What is required:
Reproduce every line of the listing as written, apart from the pictures.

Data section:
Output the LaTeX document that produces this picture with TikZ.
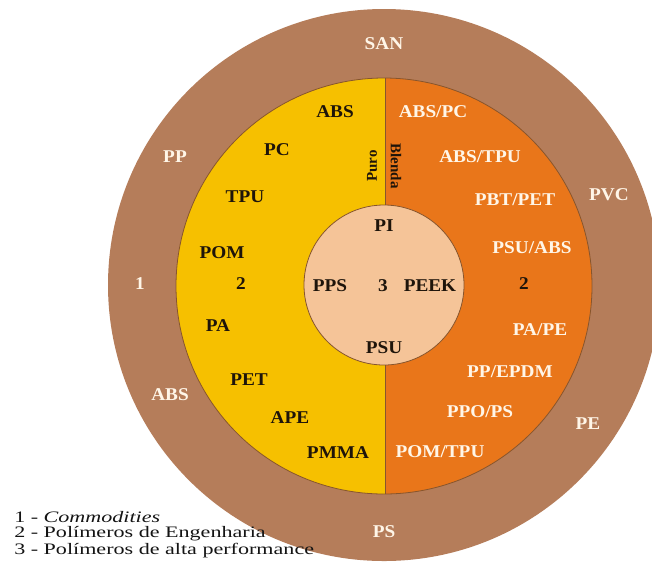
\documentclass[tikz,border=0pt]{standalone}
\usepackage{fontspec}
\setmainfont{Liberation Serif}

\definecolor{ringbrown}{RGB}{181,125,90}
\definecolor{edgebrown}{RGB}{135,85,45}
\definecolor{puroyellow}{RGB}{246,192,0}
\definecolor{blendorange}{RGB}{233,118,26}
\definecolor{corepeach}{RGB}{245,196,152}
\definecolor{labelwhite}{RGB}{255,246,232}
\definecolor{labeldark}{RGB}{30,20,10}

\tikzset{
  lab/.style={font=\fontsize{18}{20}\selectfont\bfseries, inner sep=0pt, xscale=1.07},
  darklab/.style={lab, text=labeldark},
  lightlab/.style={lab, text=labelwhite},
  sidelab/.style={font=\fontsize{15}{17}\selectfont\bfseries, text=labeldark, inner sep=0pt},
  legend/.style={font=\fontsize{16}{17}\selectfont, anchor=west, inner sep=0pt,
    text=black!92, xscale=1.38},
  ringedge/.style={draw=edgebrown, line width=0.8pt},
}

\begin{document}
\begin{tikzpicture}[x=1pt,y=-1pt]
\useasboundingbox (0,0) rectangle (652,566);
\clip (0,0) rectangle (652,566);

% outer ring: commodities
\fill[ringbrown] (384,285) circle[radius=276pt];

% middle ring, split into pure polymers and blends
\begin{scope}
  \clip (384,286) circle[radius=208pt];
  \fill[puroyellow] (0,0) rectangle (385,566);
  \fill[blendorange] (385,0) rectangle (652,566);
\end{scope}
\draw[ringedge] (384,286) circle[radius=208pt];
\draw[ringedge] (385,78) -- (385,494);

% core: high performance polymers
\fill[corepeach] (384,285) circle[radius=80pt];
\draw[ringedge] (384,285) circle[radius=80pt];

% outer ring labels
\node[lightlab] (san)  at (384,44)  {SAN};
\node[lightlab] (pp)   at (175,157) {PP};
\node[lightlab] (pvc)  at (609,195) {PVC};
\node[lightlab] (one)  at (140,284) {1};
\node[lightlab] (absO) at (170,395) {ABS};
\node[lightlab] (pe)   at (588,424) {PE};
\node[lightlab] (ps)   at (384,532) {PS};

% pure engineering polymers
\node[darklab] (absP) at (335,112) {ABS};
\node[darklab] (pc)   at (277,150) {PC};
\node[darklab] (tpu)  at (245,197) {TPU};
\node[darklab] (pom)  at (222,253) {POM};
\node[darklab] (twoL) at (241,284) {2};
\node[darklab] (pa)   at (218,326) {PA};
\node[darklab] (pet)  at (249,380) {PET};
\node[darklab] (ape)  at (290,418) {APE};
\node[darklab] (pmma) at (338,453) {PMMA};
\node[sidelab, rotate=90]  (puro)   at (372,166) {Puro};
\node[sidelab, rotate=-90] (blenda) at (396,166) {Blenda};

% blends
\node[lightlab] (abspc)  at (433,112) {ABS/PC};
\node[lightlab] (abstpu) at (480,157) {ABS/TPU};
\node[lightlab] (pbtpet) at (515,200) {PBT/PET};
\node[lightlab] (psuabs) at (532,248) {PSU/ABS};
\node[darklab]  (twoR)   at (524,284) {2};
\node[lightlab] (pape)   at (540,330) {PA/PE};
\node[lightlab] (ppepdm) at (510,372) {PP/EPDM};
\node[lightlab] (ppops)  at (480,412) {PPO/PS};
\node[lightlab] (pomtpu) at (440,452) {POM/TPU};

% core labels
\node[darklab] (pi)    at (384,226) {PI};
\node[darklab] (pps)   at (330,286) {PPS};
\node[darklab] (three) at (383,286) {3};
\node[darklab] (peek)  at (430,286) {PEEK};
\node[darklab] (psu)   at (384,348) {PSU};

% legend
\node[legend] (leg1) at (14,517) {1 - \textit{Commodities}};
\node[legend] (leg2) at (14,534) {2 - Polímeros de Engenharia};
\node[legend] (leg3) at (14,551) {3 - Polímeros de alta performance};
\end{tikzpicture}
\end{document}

Response to the task:
Output the LaTeX document that produces this picture with TikZ.
\documentclass[tikz,border=0pt]{standalone}
\usepackage{fontspec}
\setmainfont{Liberation Serif}

\definecolor{ringbrown}{RGB}{181,125,90}
\definecolor{edgebrown}{RGB}{135,85,45}
\definecolor{puroyellow}{RGB}{246,192,0}
\definecolor{blendorange}{RGB}{233,118,26}
\definecolor{corepeach}{RGB}{245,196,152}
\definecolor{labelwhite}{RGB}{255,246,232}
\definecolor{labeldark}{RGB}{30,20,10}

\tikzset{
  lab/.style={font=\fontsize{18}{20}\selectfont\bfseries, inner sep=0pt, xscale=1.07},
  darklab/.style={lab, text=labeldark},
  lightlab/.style={lab, text=labelwhite},
  sidelab/.style={font=\fontsize{15}{17}\selectfont\bfseries, text=labeldark, inner sep=0pt},
  legend/.style={font=\fontsize{16}{17}\selectfont, anchor=west, inner sep=0pt,
    text=black!92, xscale=1.38},
  ringedge/.style={draw=edgebrown, line width=0.8pt},
}

\begin{document}
\begin{tikzpicture}[x=1pt,y=-1pt]
\useasboundingbox (0,0) rectangle (652,566);
\clip (0,0) rectangle (652,566);

% outer ring: commodities
\fill[ringbrown] (384,285) circle[radius=276pt];

% middle ring, split into pure polymers and blends
\begin{scope}
  \clip (384,286) circle[radius=208pt];
  \fill[puroyellow] (0,0) rectangle (385,566);
  \fill[blendorange] (385,0) rectangle (652,566);
\end{scope}
\draw[ringedge] (384,286) circle[radius=208pt];
\draw[ringedge] (385,78) -- (385,494);

% core: high performance polymers
\fill[corepeach] (384,285) circle[radius=80pt];
\draw[ringedge] (384,285) circle[radius=80pt];

% outer ring labels
\node[lightlab] (san)  at (384,44)  {SAN};
\node[lightlab] (pp)   at (175,157) {PP};
\node[lightlab] (pvc)  at (609,195) {PVC};
\node[lightlab] (one)  at (140,284) {1};
\node[lightlab] (absO) at (170,395) {ABS};
\node[lightlab] (pe)   at (588,424) {PE};
\node[lightlab] (ps)   at (384,532) {PS};

% pure engineering polymers
\node[darklab] (absP) at (335,112) {ABS};
\node[darklab] (pc)   at (277,150) {PC};
\node[darklab] (tpu)  at (245,197) {TPU};
\node[darklab] (pom)  at (222,253) {POM};
\node[darklab] (twoL) at (241,284) {2};
\node[darklab] (pa)   at (218,326) {PA};
\node[darklab] (pet)  at (249,380) {PET};
\node[darklab] (ape)  at (290,418) {APE};
\node[darklab] (pmma) at (338,453) {PMMA};
\node[sidelab, rotate=90]  (puro)   at (372,166) {Puro};
\node[sidelab, rotate=-90] (blenda) at (396,166) {Blenda};

% blends
\node[lightlab] (abspc)  at (433,112) {ABS/PC};
\node[lightlab] (abstpu) at (480,157) {ABS/TPU};
\node[lightlab] (pbtpet) at (515,200) {PBT/PET};
\node[lightlab] (psuabs) at (532,248) {PSU/ABS};
\node[darklab]  (twoR)   at (524,284) {2};
\node[lightlab] (pape)   at (540,330) {PA/PE};
\node[lightlab] (ppepdm) at (510,372) {PP/EPDM};
\node[lightlab] (ppops)  at (480,412) {PPO/PS};
\node[lightlab] (pomtpu) at (440,452) {POM/TPU};

% core labels
\node[darklab] (pi)    at (384,226) {PI};
\node[darklab] (pps)   at (330,286) {PPS};
\node[darklab] (three) at (383,286) {3};
\node[darklab] (peek)  at (430,286) {PEEK};
\node[darklab] (psu)   at (384,348) {PSU};

% legend
\node[legend] (leg1) at (14,517) {1 - \textit{Commodities}};
\node[legend] (leg2) at (14,534) {2 - Polímeros de Engenharia};
\node[legend] (leg3) at (14,551) {3 - Polímeros de alta performance};
\end{tikzpicture}
\end{document}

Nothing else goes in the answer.